■ Directions for this task ■
Copy each record exactly as it reads, leaving out any pictures it holds.

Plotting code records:

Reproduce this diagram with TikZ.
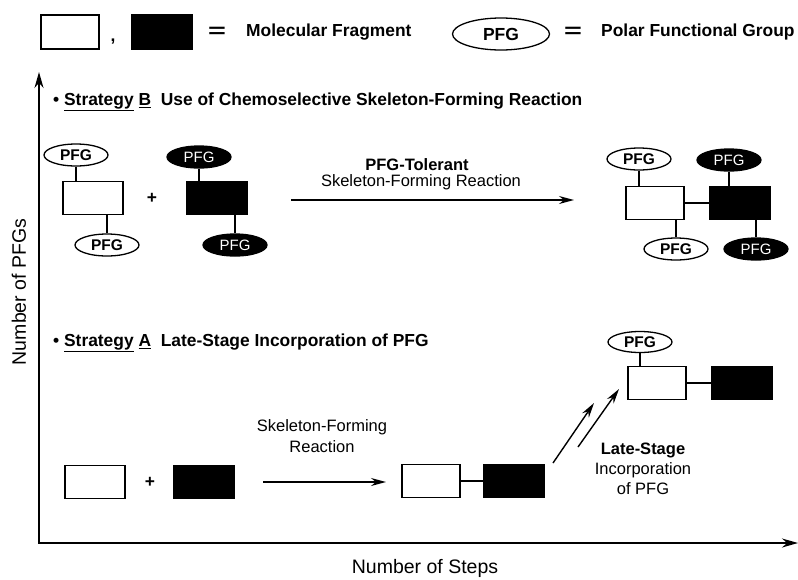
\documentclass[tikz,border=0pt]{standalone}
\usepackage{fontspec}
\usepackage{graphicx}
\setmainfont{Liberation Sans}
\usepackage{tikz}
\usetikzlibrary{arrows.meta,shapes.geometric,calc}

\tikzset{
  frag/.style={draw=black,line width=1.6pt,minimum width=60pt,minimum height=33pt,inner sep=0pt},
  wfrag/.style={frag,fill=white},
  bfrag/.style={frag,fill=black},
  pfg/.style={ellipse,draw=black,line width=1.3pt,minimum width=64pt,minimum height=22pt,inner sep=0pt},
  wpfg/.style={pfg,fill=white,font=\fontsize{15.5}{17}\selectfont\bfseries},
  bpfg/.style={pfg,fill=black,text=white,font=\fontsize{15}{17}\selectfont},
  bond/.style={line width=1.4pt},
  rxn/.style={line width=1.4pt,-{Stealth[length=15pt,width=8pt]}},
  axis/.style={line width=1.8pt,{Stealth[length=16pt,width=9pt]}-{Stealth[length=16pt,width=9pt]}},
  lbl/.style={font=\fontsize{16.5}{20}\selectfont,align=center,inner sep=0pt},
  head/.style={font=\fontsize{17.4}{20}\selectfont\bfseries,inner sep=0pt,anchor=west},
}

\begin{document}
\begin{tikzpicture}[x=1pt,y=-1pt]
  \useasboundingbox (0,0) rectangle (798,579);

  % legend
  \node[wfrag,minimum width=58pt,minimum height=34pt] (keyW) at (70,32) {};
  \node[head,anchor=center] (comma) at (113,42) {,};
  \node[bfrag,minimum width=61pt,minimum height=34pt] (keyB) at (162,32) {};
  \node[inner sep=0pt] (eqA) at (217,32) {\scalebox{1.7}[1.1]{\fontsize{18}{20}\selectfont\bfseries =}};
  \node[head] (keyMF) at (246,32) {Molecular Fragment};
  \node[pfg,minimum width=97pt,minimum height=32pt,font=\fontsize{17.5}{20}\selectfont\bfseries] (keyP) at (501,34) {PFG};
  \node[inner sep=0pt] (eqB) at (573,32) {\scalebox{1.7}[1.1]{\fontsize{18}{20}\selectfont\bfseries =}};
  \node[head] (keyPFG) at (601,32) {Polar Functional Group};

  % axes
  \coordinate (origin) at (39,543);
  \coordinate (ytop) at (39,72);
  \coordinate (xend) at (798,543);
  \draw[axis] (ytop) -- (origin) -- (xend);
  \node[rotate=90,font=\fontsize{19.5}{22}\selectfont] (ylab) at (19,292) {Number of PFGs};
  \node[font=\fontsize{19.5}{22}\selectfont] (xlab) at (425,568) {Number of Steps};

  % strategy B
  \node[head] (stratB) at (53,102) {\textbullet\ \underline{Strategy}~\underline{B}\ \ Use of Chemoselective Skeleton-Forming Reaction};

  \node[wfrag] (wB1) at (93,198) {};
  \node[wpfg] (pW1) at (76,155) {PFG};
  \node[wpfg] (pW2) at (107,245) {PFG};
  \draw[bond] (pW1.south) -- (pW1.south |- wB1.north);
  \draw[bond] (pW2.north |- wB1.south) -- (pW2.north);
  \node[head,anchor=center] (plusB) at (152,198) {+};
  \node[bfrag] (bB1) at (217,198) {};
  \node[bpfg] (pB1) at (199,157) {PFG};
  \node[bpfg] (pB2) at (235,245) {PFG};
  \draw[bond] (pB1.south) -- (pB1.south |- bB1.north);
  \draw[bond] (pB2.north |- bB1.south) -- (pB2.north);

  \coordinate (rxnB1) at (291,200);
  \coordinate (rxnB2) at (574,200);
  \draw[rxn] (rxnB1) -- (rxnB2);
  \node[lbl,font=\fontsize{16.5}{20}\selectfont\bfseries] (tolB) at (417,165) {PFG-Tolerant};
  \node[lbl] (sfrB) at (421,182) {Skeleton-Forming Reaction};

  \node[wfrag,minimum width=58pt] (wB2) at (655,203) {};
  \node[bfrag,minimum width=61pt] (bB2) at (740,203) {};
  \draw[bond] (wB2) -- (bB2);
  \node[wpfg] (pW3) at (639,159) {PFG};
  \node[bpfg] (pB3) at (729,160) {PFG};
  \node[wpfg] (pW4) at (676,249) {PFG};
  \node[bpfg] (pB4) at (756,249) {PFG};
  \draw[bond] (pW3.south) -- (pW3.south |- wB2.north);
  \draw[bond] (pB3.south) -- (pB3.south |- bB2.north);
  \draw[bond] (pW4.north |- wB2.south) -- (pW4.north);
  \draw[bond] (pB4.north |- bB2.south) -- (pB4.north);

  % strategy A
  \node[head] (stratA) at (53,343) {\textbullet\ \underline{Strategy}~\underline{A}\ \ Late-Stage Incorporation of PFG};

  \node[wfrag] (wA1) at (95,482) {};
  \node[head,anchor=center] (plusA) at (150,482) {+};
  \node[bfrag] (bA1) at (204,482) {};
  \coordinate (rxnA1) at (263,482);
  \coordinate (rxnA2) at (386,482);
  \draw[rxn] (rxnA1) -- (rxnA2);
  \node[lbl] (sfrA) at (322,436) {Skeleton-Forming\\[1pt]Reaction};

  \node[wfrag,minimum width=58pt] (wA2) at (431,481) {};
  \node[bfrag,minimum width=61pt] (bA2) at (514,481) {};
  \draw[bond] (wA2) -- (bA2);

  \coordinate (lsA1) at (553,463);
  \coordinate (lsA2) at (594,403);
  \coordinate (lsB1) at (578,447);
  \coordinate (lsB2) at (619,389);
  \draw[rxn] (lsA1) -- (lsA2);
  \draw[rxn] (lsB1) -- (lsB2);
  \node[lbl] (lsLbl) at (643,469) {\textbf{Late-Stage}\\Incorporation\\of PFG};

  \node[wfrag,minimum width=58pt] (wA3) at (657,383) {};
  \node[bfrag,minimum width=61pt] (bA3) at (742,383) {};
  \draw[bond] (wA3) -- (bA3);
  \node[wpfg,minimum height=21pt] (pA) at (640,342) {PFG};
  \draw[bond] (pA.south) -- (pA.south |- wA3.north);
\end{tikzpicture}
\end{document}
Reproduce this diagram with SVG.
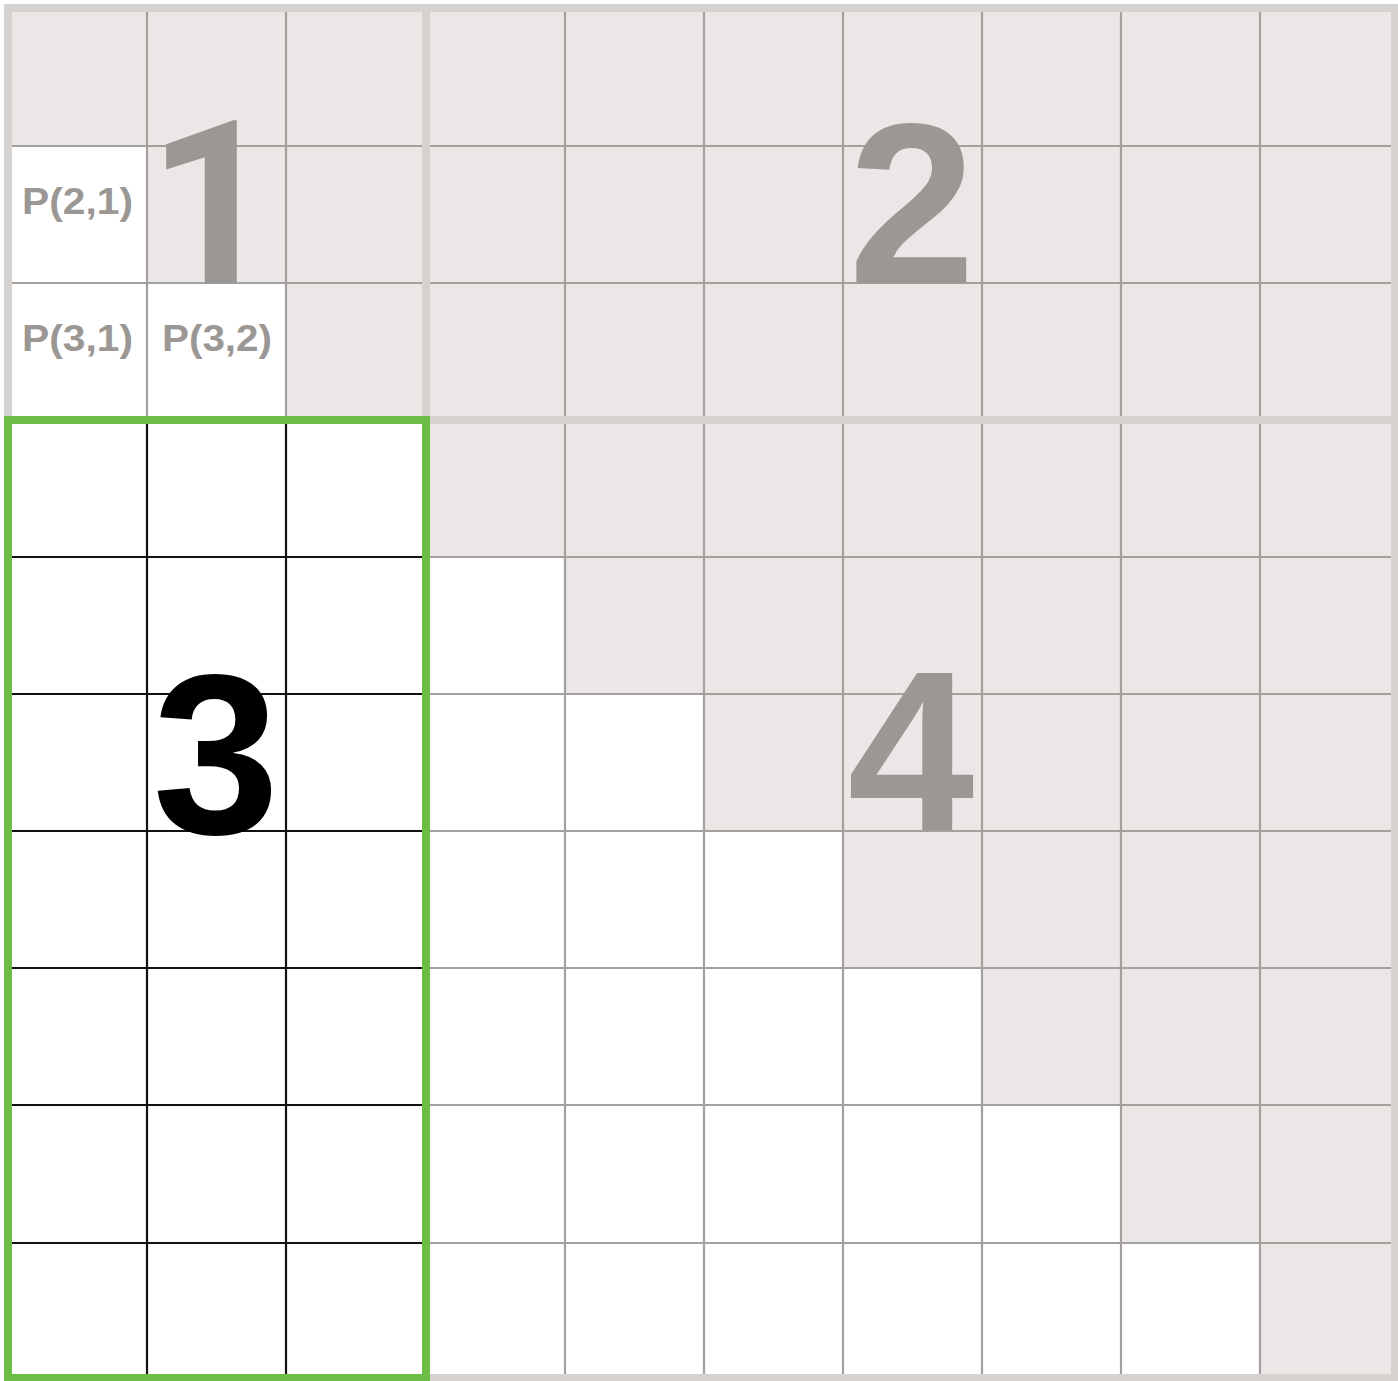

■ Solution to this exercise ■
Reproduce this diagram with TikZ.
\documentclass[tikz,border=0pt]{standalone}
\usepackage{fontspec}
\usepackage{graphicx}
\setmainfont{Liberation Sans}
\usepackage{tikz}
\usetikzlibrary{arrows.meta,shapes.geometric,calc}

\tikzset{
  frag/.style={draw=black,line width=1.6pt,minimum width=60pt,minimum height=33pt,inner sep=0pt},
  wfrag/.style={frag,fill=white},
  bfrag/.style={frag,fill=black},
  pfg/.style={ellipse,draw=black,line width=1.3pt,minimum width=64pt,minimum height=22pt,inner sep=0pt},
  wpfg/.style={pfg,fill=white,font=\fontsize{15.5}{17}\selectfont\bfseries},
  bpfg/.style={pfg,fill=black,text=white,font=\fontsize{15}{17}\selectfont},
  bond/.style={line width=1.4pt},
  rxn/.style={line width=1.4pt,-{Stealth[length=15pt,width=8pt]}},
  axis/.style={line width=1.8pt,{Stealth[length=16pt,width=9pt]}-{Stealth[length=16pt,width=9pt]}},
  lbl/.style={font=\fontsize{16.5}{20}\selectfont,align=center,inner sep=0pt},
  head/.style={font=\fontsize{17.4}{20}\selectfont\bfseries,inner sep=0pt,anchor=west},
}

\begin{document}
\begin{tikzpicture}[x=1pt,y=-1pt]
  \useasboundingbox (0,0) rectangle (798,579);

  % legend
  \node[wfrag,minimum width=58pt,minimum height=34pt] (keyW) at (70,32) {};
  \node[head,anchor=center] (comma) at (113,42) {,};
  \node[bfrag,minimum width=61pt,minimum height=34pt] (keyB) at (162,32) {};
  \node[inner sep=0pt] (eqA) at (217,32) {\scalebox{1.7}[1.1]{\fontsize{18}{20}\selectfont\bfseries =}};
  \node[head] (keyMF) at (246,32) {Molecular Fragment};
  \node[pfg,minimum width=97pt,minimum height=32pt,font=\fontsize{17.5}{20}\selectfont\bfseries] (keyP) at (501,34) {PFG};
  \node[inner sep=0pt] (eqB) at (573,32) {\scalebox{1.7}[1.1]{\fontsize{18}{20}\selectfont\bfseries =}};
  \node[head] (keyPFG) at (601,32) {Polar Functional Group};

  % axes
  \coordinate (origin) at (39,543);
  \coordinate (ytop) at (39,72);
  \coordinate (xend) at (798,543);
  \draw[axis] (ytop) -- (origin) -- (xend);
  \node[rotate=90,font=\fontsize{19.5}{22}\selectfont] (ylab) at (19,292) {Number of PFGs};
  \node[font=\fontsize{19.5}{22}\selectfont] (xlab) at (425,568) {Number of Steps};

  % strategy B
  \node[head] (stratB) at (53,102) {\textbullet\ \underline{Strategy}~\underline{B}\ \ Use of Chemoselective Skeleton-Forming Reaction};

  \node[wfrag] (wB1) at (93,198) {};
  \node[wpfg] (pW1) at (76,155) {PFG};
  \node[wpfg] (pW2) at (107,245) {PFG};
  \draw[bond] (pW1.south) -- (pW1.south |- wB1.north);
  \draw[bond] (pW2.north |- wB1.south) -- (pW2.north);
  \node[head,anchor=center] (plusB) at (152,198) {+};
  \node[bfrag] (bB1) at (217,198) {};
  \node[bpfg] (pB1) at (199,157) {PFG};
  \node[bpfg] (pB2) at (235,245) {PFG};
  \draw[bond] (pB1.south) -- (pB1.south |- bB1.north);
  \draw[bond] (pB2.north |- bB1.south) -- (pB2.north);

  \coordinate (rxnB1) at (291,200);
  \coordinate (rxnB2) at (574,200);
  \draw[rxn] (rxnB1) -- (rxnB2);
  \node[lbl,font=\fontsize{16.5}{20}\selectfont\bfseries] (tolB) at (417,165) {PFG-Tolerant};
  \node[lbl] (sfrB) at (421,182) {Skeleton-Forming Reaction};

  \node[wfrag,minimum width=58pt] (wB2) at (655,203) {};
  \node[bfrag,minimum width=61pt] (bB2) at (740,203) {};
  \draw[bond] (wB2) -- (bB2);
  \node[wpfg] (pW3) at (639,159) {PFG};
  \node[bpfg] (pB3) at (729,160) {PFG};
  \node[wpfg] (pW4) at (676,249) {PFG};
  \node[bpfg] (pB4) at (756,249) {PFG};
  \draw[bond] (pW3.south) -- (pW3.south |- wB2.north);
  \draw[bond] (pB3.south) -- (pB3.south |- bB2.north);
  \draw[bond] (pW4.north |- wB2.south) -- (pW4.north);
  \draw[bond] (pB4.north |- bB2.south) -- (pB4.north);

  % strategy A
  \node[head] (stratA) at (53,343) {\textbullet\ \underline{Strategy}~\underline{A}\ \ Late-Stage Incorporation of PFG};

  \node[wfrag] (wA1) at (95,482) {};
  \node[head,anchor=center] (plusA) at (150,482) {+};
  \node[bfrag] (bA1) at (204,482) {};
  \coordinate (rxnA1) at (263,482);
  \coordinate (rxnA2) at (386,482);
  \draw[rxn] (rxnA1) -- (rxnA2);
  \node[lbl] (sfrA) at (322,436) {Skeleton-Forming\\[1pt]Reaction};

  \node[wfrag,minimum width=58pt] (wA2) at (431,481) {};
  \node[bfrag,minimum width=61pt] (bA2) at (514,481) {};
  \draw[bond] (wA2) -- (bA2);

  \coordinate (lsA1) at (553,463);
  \coordinate (lsA2) at (594,403);
  \coordinate (lsB1) at (578,447);
  \coordinate (lsB2) at (619,389);
  \draw[rxn] (lsA1) -- (lsA2);
  \draw[rxn] (lsB1) -- (lsB2);
  \node[lbl] (lsLbl) at (643,469) {\textbf{Late-Stage}\\Incorporation\\of PFG};

  \node[wfrag,minimum width=58pt] (wA3) at (657,383) {};
  \node[bfrag,minimum width=61pt] (bA3) at (742,383) {};
  \draw[bond] (wA3) -- (bA3);
  \node[wpfg,minimum height=21pt] (pA) at (640,342) {PFG};
  \draw[bond] (pA.south) -- (pA.south |- wA3.north);
\end{tikzpicture}
\end{document}
Reproduce this diagram with SVG.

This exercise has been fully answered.